Developed equity markets are leading the charge higher, with the Nasdaq 100 breaking to new all-time highs and the S&P 500 looking like it wants to follow suit. US corporate earnings have helped, although they have largely been overshadowed by the political and geopolitical news.

So far just over 20% of the S&P 500 companies have reported quarterly earnings, and 81.3% have beaten expectations on the earnings line, by an average of 5.3%. Some 71% have beaten revenue expectations. While it’s still early days in the current earnings season, this is firmly above the levels of beats we have seen relative to consensus over the last five quarters. The 13.2% aggregate earnings and 4.4% sales growth should not be taken for granted either, supporting the belief that if earnings are going up, equities, at least on a relative basis, remain attractive. Where else do you park your money?

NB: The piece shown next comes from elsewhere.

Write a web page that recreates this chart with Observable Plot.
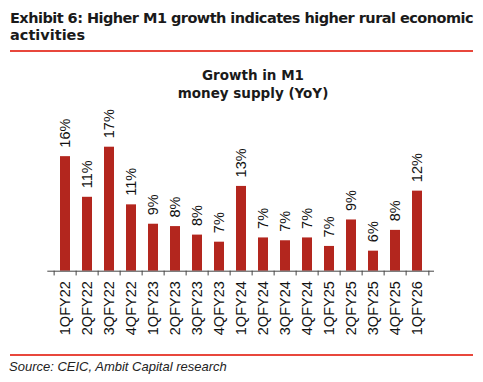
<!DOCTYPE html>
<html>
<head>
<meta charset="utf-8">
<script src="https://cdn.jsdelivr.net/npm/d3@7"></script>
<script src="https://cdn.jsdelivr.net/npm/@observablehq/plot@0.6"></script>
<style>
  html, body { margin: 0; padding: 0; background: #fff; }
  body { width: 483px; height: 382px; position: relative; overflow: hidden; }
  .exh { position: absolute; left: 10px; top: 10px; font-family: "DejaVu Sans", sans-serif; font-weight: bold; font-size: 14.5px; line-height: 17px; color: #1a1a1a; white-space: nowrap; }
  .exh span { display: inline-block; }
  .rule { position: absolute; left: 10px; width: 463px; height: 2px; background: #e8473c; }
  .ctitle { position: absolute; left: 253px; transform: translateX(-50%); top: 66px; text-align: center; font-family: "DejaVu Sans", sans-serif; font-weight: bold; font-size: 13.5px; line-height: 18px; color: #1a1a1a; white-space: nowrap; }
  .src { position: absolute; left: 9px; top: 359px; font-family: "Liberation Sans", Arial, sans-serif; font-style: italic; font-size: 13px; color: #222; white-space: nowrap; }
  #chart { position: absolute; left: 0; top: 0; }
</style>
</head>
<body>
<div id="chart"></div>
<div class="exh"><span id="l1">Exhibit 6: Higher M1 growth indicates higher rural economic</span><br><span>activities</span></div>
<div class="rule" style="top:50px"></div>
<div class="ctitle">Growth in M1<br>money supply (YoY)</div>
<div class="rule" style="top:354px"></div>
<div class="src">Source: CEIC, Ambit Capital research</div>
<script>
const quarters = ["1QFY22","2QFY22","3QFY22","4QFY22","1QFY23","2QFY23","3QFY23","4QFY23","1QFY24","2QFY24","3QFY24","4QFY24","1QFY25","2QFY25","3QFY25","4QFY25","1QFY26"];
const growth = [16.0, 11.7, 17.0, 10.9, 8.85, 8.6, 7.7, 6.95, 12.85, 7.4, 7.1, 7.4, 6.5, 9.3, 6.0, 8.2, 12.35];
const labels = ["16%","11%","17%","11%","9%","8%","8%","7%","13%","7%","7%","7%","7%","9%","6%","8%","12%"];

// fit the exhibit title's first line to the reference width
(function fitTitle() {
  const el = document.getElementById("l1");
  const w = el.getBoundingClientRect().width;
  const n = el.textContent.length;
  const target = 463;
  el.style.letterSpacing = ((target - w) / n) + "px";
})();

const data = quarters.map((q, i) => ({q, v: growth[i], label: labels[i]}));
const yMin = 3.88;
const W = 483, H = 382;
const mL = 47.3, mR = 49;
const step = (W - mL - mR) / quarters.length;
const tickLen = 0.5; // in data units, ~5px below baseline

const plot = Plot.plot({
  width: W,
  height: H,
  marginLeft: mL,
  marginRight: mR,
  marginTop: 146.7,
  marginBottom: H - 270.7,
  style: {fontFamily: "'Liberation Sans', Arial, sans-serif", background: "transparent"},
  x: {domain: quarters, paddingInner: 0.56, paddingOuter: 0.28, axis: null},
  y: {domain: [yMin, 17], axis: null},
  marks: [
    Plot.barY(data, {x: "q", y1: yMin, y2: "v", fill: "#b3261e"}),
    Plot.ruleY([yMin], {stroke: "#444", strokeWidth: 1}),
    Plot.ruleX(data, {x: "q", y1: yMin, y2: yMin - tickLen, dx: -step / 2, stroke: "#444"}),
    Plot.ruleX(data.slice(-1), {x: "q", y1: yMin, y2: yMin - tickLen, dx: step / 2, stroke: "#444"}),
    Plot.text(data, {x: "q", y: "v", text: "label", rotate: -90, textAnchor: "start", lineAnchor: "middle", dy: -9, fontSize: 14.5, fill: "#111"}),
    Plot.text(data, {x: "q", y: yMin, text: "q", rotate: -90, textAnchor: "end", lineAnchor: "middle", dy: 10, fontSize: 14.5, fill: "#111"})
  ]
});
document.getElementById("chart").appendChild(plot);
</script>
</body>
</html>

Small cap stocks are performing strongly, a sign of real confidence in equities and it wouldn’t be surprising to see new highs for the Russell 2000 in the near term too.

European equities have also found solid buying of late, which is hardly a surprise as we have seen Emmanuel Macron polling admirably in France and his chances of becoming president seem high. In turn, we have seen French credit-default swaps and the spread between the French Government Bonds (OATs) and German bund yield collapse. We have even seen the implied probability of a June rate hike from the US Federal Reserve increase by 26% to stand at 62% in a number of days. Who would have thought that election risk accounted for so much of the variability in the Fed rate hike expectations?

The French equity market (CAC 40) outperformed both the German and US equity markets going into the first round of the French presidential election, and the index continues to lead the way as relief and trend bring in new flows. Banking stocks are performing particularly strong.

The Japan 225 is looking moderately more attractive too, although the threat of sharp Japanese yen (JPY) inflows is ever present given the fluid situation on the Korean peninsula. We are also seeing a good performance from emerging markets like Turkey, Brazil and South Korea.

The view is to stay long until proven wrong. Remember that a market at an all-time high is bullish and money managers could have little choice but to chase this rally.